In the “SEP-Dec 2013” issue of ECHOES, the official Army newsletter for retired soldiers, surviving spouses & families, it was announced that the Army plans to close retiree Army Knowledge Online (AKO) accounts by March 31, 2014. I believe this will place an undue hardship on me, and will cost me time, effort and security to communicate and access important information and I can now access quickly, easily and securely through AKO.

I have had an AKO account since probably around 2002, when I served on my first of three mobilizations for the Global War on Terror. Since then, and after retiring as a U.S. Army Reserve “gray area” retiree in DEC 2008, I have relied on AKO as a one stop shopping site for all things military, including this Veterans’ Affairs question form, which I accessed in two clicks after signing into AKO. Because the site is secure, I can gain quick, easy and safe access to my permanent Army records, DFAS pay, DEERS, Tricare, email, benefits, and dozens of other military related information portals and links.

I had always considered access to AKO a part of my rights as a member of the Army family. But now it kind of feels like this old soldier is being kicked out onto the street. I served 22 honorable years in the National Guard and Army Reserve, starting out as a PFC and then eventually becoming an officer and retiring as a major. I did not resign my commission, nor did I obtain a discharge. I bought into the idea that if I became a gray area retiree that I would enhance my eventual retired pay at 60 while at the same time making myself available should the Army require my services again. Needless to say, after reading about Army plans to disenfranchise me, and without explanation, I am feeling a bit kicked around and less than a soldier who wrote a blank check to you and the American People for my personal safety, comfort, livelihood and life.

Over the years I have seen AKO grow and change. Its importance to retirees cannot be overstated. I used it every day and several times a day during my active service days, and use it daily now as a means to stay connected to the service, my benefits and records. The site has been expanded, refined and has kept up with the times, reflecting new and better ways to serve soldiers and help soldiers serve themselves.

The same newsletter that announced retirees could no longer use AKO after March 2014, also explained how we would need to obtain a “Department of Defense Self-Service Logon (DS Logon), a relatively new, secure, self-service logon ID that allows Department of Defense and Department of Veterans Affairs members and affiliates access to real-time personalized information on government websites.” It says after the AKO purge this will be our only secure access online for DOD and VA websites. The major flaw in this change is that beginning in March, in order to receive correspondence from the Army, I will need to inform all the pertinent Army departments that I must use a CIVILIAN email address for all notifications. The AKO account email will be discontinued in March, so I will never again receive official Army email on an official and SECURE Army email system. I feel that this will expose me and make me more vulnerable to fraud and abuse, and puts me at the mercy of a non-secure civilian email system.
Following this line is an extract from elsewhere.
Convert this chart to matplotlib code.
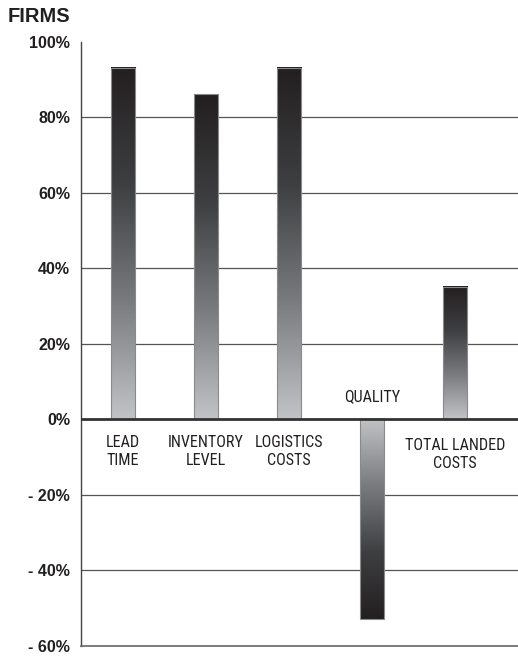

Worse than contracting out, as AKO did recently with the AKO email service, this is kicking out those of us who served and made it to retiree status.

Only about 15% of Army reservists ever make it to retirement, and fewer of us live to see the retired pay at age 60. I just had my first heart attack at age 51, and because I had low cholesterol (106), exercised regularly, and had no family history of heart attacks, I can only assume the stress of three deployments since 9/11/01 contributed to my illness. I don’t see age 60 as a sure thing anymore, and this AKO rug being pulled out from under me certainly adds to the stress column.

Please consider amending the current decision (by whom I don’t know) to eliminate retirees from AKO. It is a necessary and important link to the organization we are tied to for life. I have upheld my end of the bargain, and have lived the Army values of Loyalty, Duty, Respect, Selfless Service, Honor, Integrity, and Personal Courage in uniform and out since the mid 1980’s when I signed up and raised my right hand to swear my allegiance and my life to support and defend the Constitution. Please don’t change my status now, when it’s time for me to begin receiving the compensation, benefits and respect I earned as a soldier.

Thank you very much for your time and kind attention to my request for help in maintaining AKO status for retirees. I believe we earned the right to maintain peace of mind when communicating with and receiving communication from the organization that we served so proudly, and would gladly do so again if called.